Ascribed to Cyril of Jerusalem is a homogeneous group of Coptic homilies, written probably between the 7th and 8th c.: On the Passion, On the New Sunday, On the Resurrection, On the Holy Cross, and On the Virgin Mary two versions, an important testimony of the tradition of the assumption of Mary. These homilies have been published by H. Hyvernet, Bibliothecae Pierpont Morgan codices coptici photographice expressi, Rome 1922; E.A.W. Budge, Miscellanous Coptic Texts, London 1915; A. Campagnano, Milan 1980; Encomion di Maria Maddalena, R.G. Coquin, G. Gordon: BIFAO 90 1990 169-212. Still unpublished is the Homily for the Wednesday After Easter CPG 3598-3604, CPGS 3605-3606. There is also another homily in Arabic and in Ethiopic on the help given by Mary to Matthias when he was in prison. Finally, also under Cyril’s name is a collection of homilies in Georgian: On the Apparition of the Cross at the Time of Constantine; On the Discovery of the Nails of the Cross; On the Discovery of the Cross; On the Silence of Zechariah; On Pentecost CPG 3607.

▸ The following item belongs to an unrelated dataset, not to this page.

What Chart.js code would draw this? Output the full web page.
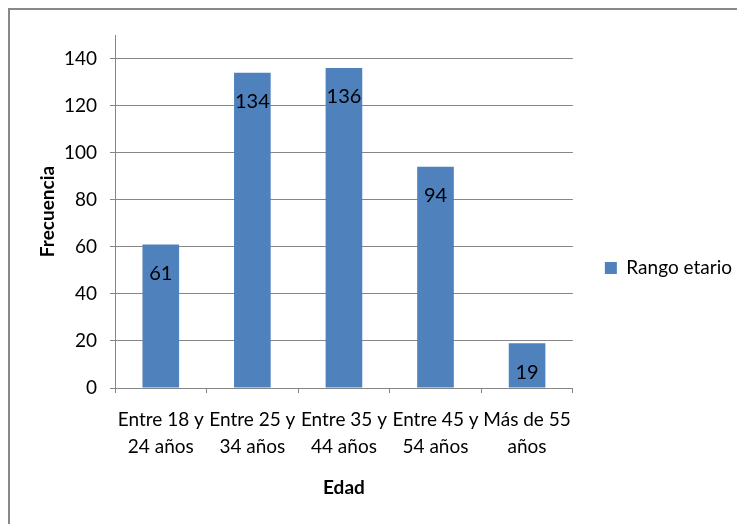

CYRIL of Scythopolis ca. 525 after 557. Born at Scythopolis now Beit She’an, capital of Palestine II, in 543 he went to Jerusalem to be present at the dedication of the new basilica of the Theotokos built by Justinian, visit the holy places and enter a monastery. On the advice of John the Hesychast see John the Silent and after an inconclusive experience in a first monastery, he entered the laura of Euthymius in 544 and stayed there until 555. He was then part of a group of orthodox monks who went to occupy the New Laura after the expulsion of the Origenists. In 557 he went to the Great Laura of Sabas, where he stayed until his death.
He owes his fame to the series of biographies of monks of the Judean desert, which he wrote partly from archival evidence and partly from the stories of monks who had known the protagonists or their original circle in particular Cyriac for Euthymius and John the Hesychast for Sabas. For those whom he could still approach himself, he wrote their lives, adding his own personal testimony. Cyril shows the qualities of a sincere, trustworthy historian, as is shown especially by his concern for precision in the chronology of events. We must know, however, how to free the essential historical elements from a style which reflects the laws of the hagiographical literature of the time.
Thanks to him, we have a precise knowledge of the life of the lauras of Palestine of the 5th and 6th c., along with precise information on the patriarchate of Jerusalem between the fourth and the fifth ecumenical councils and on the second Origenist crisis, which shows him a firm adversary of the monks who followed Evagrius. For length and content, the two most important lives are those of Euthymius d. 473 and Sabas d. 532, respectively the inspirer and the organizer of the Chalcedonian monasticism of the Judean desert. The other five are much shorter: John the Hesychast d. after 557, Cyriac of the laura of Souka d. 557, Theodosius d. 529, Bishop Theognios d. 552 and Bishop Abrahamios a contemporary. Cyril’s work was quite popular in the Byzantine world. We have translations in Georgian, Arabic, Syriac, Palaeoslavonic and Latin.